*Set problem:* Leave out the pictures and repeat the rest of the material exactly.

*Records for this task:*
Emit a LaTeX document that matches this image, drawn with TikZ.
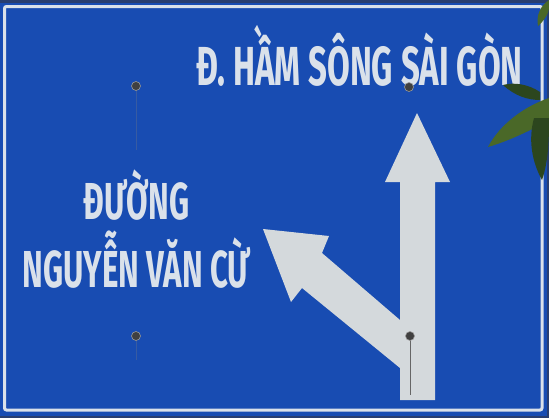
\documentclass[tikz,border=0pt]{standalone}
\usepackage{fontspec}
\usepackage{tikz}
\usetikzlibrary{positioning}
\newfontfamily\signfont[FakeStretch=0.6]{Fira Sans}
\definecolor{signblue}{RGB}{24,76,178}
\definecolor{signedge}{RGB}{40,62,112}
\definecolor{signwhite}{RGB}{218,225,234}
\definecolor{arrowgrey}{RGB}{212,217,220}
\definecolor{leafgreen}{RGB}{74,104,40}
\definecolor{leafdark}{RGB}{44,70,30}

\begin{document}
\begin{tikzpicture}[x=1pt,y=-1pt,
                    every node/.style={inner sep=0pt,text=signwhite},
                    toptext/.style={font=\signfont\bfseries\fontsize{55}{55}\selectfont},
                    lefttext/.style={font=\signfont\bfseries\fontsize{52}{52}\selectfont},
                    bolt/.style={fill=black!75,draw=black!40,line width=0.6pt}]
  \useasboundingbox (0,0) rectangle (549,418);
  \fill[signedge] (0,0) rectangle (549,418);
  \fill[signblue] (0,3) rectangle (547,416);
  \draw[signwhite,line width=3pt,rounded corners=2pt] (4.5,6.5) rectangle (542,410);

  % texts
  \node[toptext,anchor=base west] (tunnel) at (196,85) {Đ. HẦM SÔNG SÀI GÒN};
  \node[lefttext,anchor=base] (duong) at (136.5,219) {ĐƯỜNG};
  \node[lefttext,anchor=base] (nvc) at (136.5,287) {NGUYỄN VĂN CỪ};

  % arrows
  \fill[arrowgrey] (417,113) -- (450,182) -- (435,182) -- (435,400) -- (400,400)
    -- (400,368) -- (302,288) -- (291,302) -- (263,229) -- (329,236) -- (322,253)
    -- (400,320) -- (400,182) -- (385,182) -- cycle;

  % bolts
  \draw[black!60,line width=0.8pt] (410,340) -- (410,395);
  \draw[black!50,opacity=0.3,line width=1pt] (136,90) -- (136,150);
  \draw[black!50,opacity=0.3,line width=1pt] (136,340) -- (136,360);
  \foreach \bx/\by in {136/86, 136/336, 409/87, 410/336}
    \filldraw[bolt] (\bx,\by) circle (4.5);

  % leaves
  \fill[leafgreen] (549,98) .. controls (525,106) and (500,124) .. (488,147)
    .. controls (512,140) and (535,128) .. (549,120) -- cycle;
  \fill[leafdark] (540,92) .. controls (528,84) and (514,82) .. (503,85)
    .. controls (515,96) and (528,100) .. (540,100) -- cycle;
  \fill[leafdark] (534,118) .. controls (528,140) and (532,162) .. (542,180)
    .. controls (549,160) and (549,135) .. (549,118) -- cycle;
  \fill[leafgreen] (549,0) .. controls (540,6) and (536,16) .. (538,26)
    .. controls (545,20) and (549,12) .. (549,8) -- cycle;
\end{tikzpicture}
\end{document}
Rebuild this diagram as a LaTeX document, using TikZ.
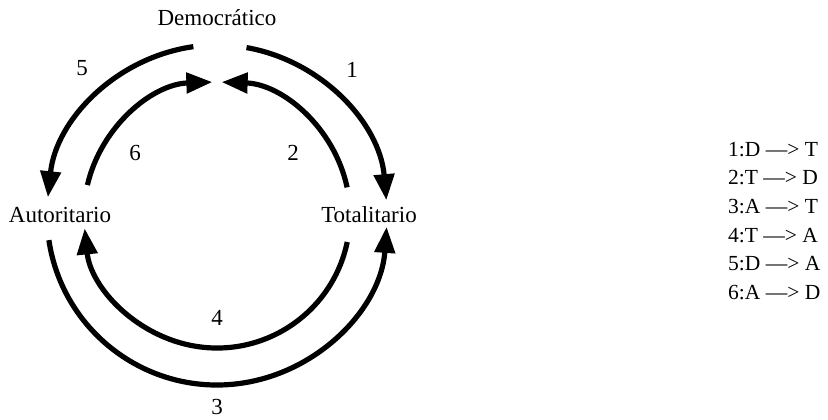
\documentclass[tikz,border=0pt]{standalone}
\usepackage{fontspec}
\setmainfont{Liberation Serif}
\usepackage{tikz}
\usetikzlibrary{positioning}
\usetikzlibrary{arrows.meta}
\tikzset{
    state/.style={font=\fontsize{23bp}{27bp}\selectfont, inner sep=0pt},
    num/.style={font=\fontsize{23bp}{27bp}\selectfont, inner sep=0pt},
    key/.style={font=\fontsize{21.5bp}{26bp}\selectfont, inner sep=0pt, anchor=north west},
    flow/.style={line width=5.2bp, -{Triangle[length=26bp,width=20bp]}},
}

\begin{document}
\begin{tikzpicture}[x=1bp,y=1bp]
    \useasboundingbox (0,0) rectangle (828,419);
    \coordinate (c) at (217,204);
    \node (dem) [state] at (217,401) {Democrático};
    \node (aut) [state] at (60,204) {Autoritario};
    \node (tot) [state] at (369,204) {Totalitario};
    % outer ring
    \draw[flow] (c) ++(80:170) arc[start angle=80, end angle=5, radius=170];
    \draw[flow] (c) ++(98:170) arc[start angle=98, end angle=174, radius=170];
    \draw[flow] (c) ++(188.5:170) arc[start angle=188.5, end angle=356, radius=170];
    % inner ring
    \draw[flow] (c) ++(12:133) arc[start angle=12, end angle=88, radius=133];
    \draw[flow] (c) ++(167:133) arc[start angle=167, end angle=92, radius=133];
    \draw[flow] (c) ++(-11.7:133) arc[start angle=-11.7, end angle=-174.2, radius=133];
    \node (n1) [num] at (352,349) {1};
    \node (n2) [num] at (293,266) {2};
    \node (n3) [num] at (217,12) {3};
    \node (n4) [num] at (217,101) {4};
    \node (n5) [num] at (82,351) {5};
    \node (n6) [num] at (135,266) {6};
    % legend
    \node (k1) [key, anchor=base west] at (728,263) {1:D —> T};
    \node (k2) [below=13.8bp of k1.south west, key] {2:T —> D};
    \node (k3) [below=13.8bp of k2.south west, key] {3:A —> T};
    \node (k4) [below=13.8bp of k3.south west, key] {4:T —> A};
    \node (k5) [below=13.8bp of k4.south west, key] {5:D —> A};
    \node (k6) [below=13.8bp of k5.south west, key] {6:A —> D};
\end{tikzpicture}
\end{document}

*In response:*
Emit a LaTeX document that matches this image, drawn with TikZ.
\documentclass[tikz,border=0pt]{standalone}
\usepackage{fontspec}
\usepackage{tikz}
\usetikzlibrary{positioning}
\newfontfamily\signfont[FakeStretch=0.6]{Fira Sans}
\definecolor{signblue}{RGB}{24,76,178}
\definecolor{signedge}{RGB}{40,62,112}
\definecolor{signwhite}{RGB}{218,225,234}
\definecolor{arrowgrey}{RGB}{212,217,220}
\definecolor{leafgreen}{RGB}{74,104,40}
\definecolor{leafdark}{RGB}{44,70,30}

\begin{document}
\begin{tikzpicture}[x=1pt,y=-1pt,
                    every node/.style={inner sep=0pt,text=signwhite},
                    toptext/.style={font=\signfont\bfseries\fontsize{55}{55}\selectfont},
                    lefttext/.style={font=\signfont\bfseries\fontsize{52}{52}\selectfont},
                    bolt/.style={fill=black!75,draw=black!40,line width=0.6pt}]
  \useasboundingbox (0,0) rectangle (549,418);
  \fill[signedge] (0,0) rectangle (549,418);
  \fill[signblue] (0,3) rectangle (547,416);
  \draw[signwhite,line width=3pt,rounded corners=2pt] (4.5,6.5) rectangle (542,410);

  % texts
  \node[toptext,anchor=base west] (tunnel) at (196,85) {Đ. HẦM SÔNG SÀI GÒN};
  \node[lefttext,anchor=base] (duong) at (136.5,219) {ĐƯỜNG};
  \node[lefttext,anchor=base] (nvc) at (136.5,287) {NGUYỄN VĂN CỪ};

  % arrows
  \fill[arrowgrey] (417,113) -- (450,182) -- (435,182) -- (435,400) -- (400,400)
    -- (400,368) -- (302,288) -- (291,302) -- (263,229) -- (329,236) -- (322,253)
    -- (400,320) -- (400,182) -- (385,182) -- cycle;

  % bolts
  \draw[black!60,line width=0.8pt] (410,340) -- (410,395);
  \draw[black!50,opacity=0.3,line width=1pt] (136,90) -- (136,150);
  \draw[black!50,opacity=0.3,line width=1pt] (136,340) -- (136,360);
  \foreach \bx/\by in {136/86, 136/336, 409/87, 410/336}
    \filldraw[bolt] (\bx,\by) circle (4.5);

  % leaves
  \fill[leafgreen] (549,98) .. controls (525,106) and (500,124) .. (488,147)
    .. controls (512,140) and (535,128) .. (549,120) -- cycle;
  \fill[leafdark] (540,92) .. controls (528,84) and (514,82) .. (503,85)
    .. controls (515,96) and (528,100) .. (540,100) -- cycle;
  \fill[leafdark] (534,118) .. controls (528,140) and (532,162) .. (542,180)
    .. controls (549,160) and (549,135) .. (549,118) -- cycle;
  \fill[leafgreen] (549,0) .. controls (540,6) and (536,16) .. (538,26)
    .. controls (545,20) and (549,12) .. (549,8) -- cycle;
\end{tikzpicture}
\end{document}
Rebuild this diagram as a LaTeX document, using TikZ.
\documentclass[tikz,border=0pt]{standalone}
\usepackage{fontspec}
\setmainfont{Liberation Serif}
\usepackage{tikz}
\usetikzlibrary{positioning}
\usetikzlibrary{arrows.meta}
\tikzset{
    state/.style={font=\fontsize{23bp}{27bp}\selectfont, inner sep=0pt},
    num/.style={font=\fontsize{23bp}{27bp}\selectfont, inner sep=0pt},
    key/.style={font=\fontsize{21.5bp}{26bp}\selectfont, inner sep=0pt, anchor=north west},
    flow/.style={line width=5.2bp, -{Triangle[length=26bp,width=20bp]}},
}

\begin{document}
\begin{tikzpicture}[x=1bp,y=1bp]
    \useasboundingbox (0,0) rectangle (828,419);
    \coordinate (c) at (217,204);
    \node (dem) [state] at (217,401) {Democrático};
    \node (aut) [state] at (60,204) {Autoritario};
    \node (tot) [state] at (369,204) {Totalitario};
    % outer ring
    \draw[flow] (c) ++(80:170) arc[start angle=80, end angle=5, radius=170];
    \draw[flow] (c) ++(98:170) arc[start angle=98, end angle=174, radius=170];
    \draw[flow] (c) ++(188.5:170) arc[start angle=188.5, end angle=356, radius=170];
    % inner ring
    \draw[flow] (c) ++(12:133) arc[start angle=12, end angle=88, radius=133];
    \draw[flow] (c) ++(167:133) arc[start angle=167, end angle=92, radius=133];
    \draw[flow] (c) ++(-11.7:133) arc[start angle=-11.7, end angle=-174.2, radius=133];
    \node (n1) [num] at (352,349) {1};
    \node (n2) [num] at (293,266) {2};
    \node (n3) [num] at (217,12) {3};
    \node (n4) [num] at (217,101) {4};
    \node (n5) [num] at (82,351) {5};
    \node (n6) [num] at (135,266) {6};
    % legend
    \node (k1) [key, anchor=base west] at (728,263) {1:D —> T};
    \node (k2) [below=13.8bp of k1.south west, key] {2:T —> D};
    \node (k3) [below=13.8bp of k2.south west, key] {3:A —> T};
    \node (k4) [below=13.8bp of k3.south west, key] {4:T —> A};
    \node (k5) [below=13.8bp of k4.south west, key] {5:D —> A};
    \node (k6) [below=13.8bp of k5.south west, key] {6:A —> D};
\end{tikzpicture}
\end{document}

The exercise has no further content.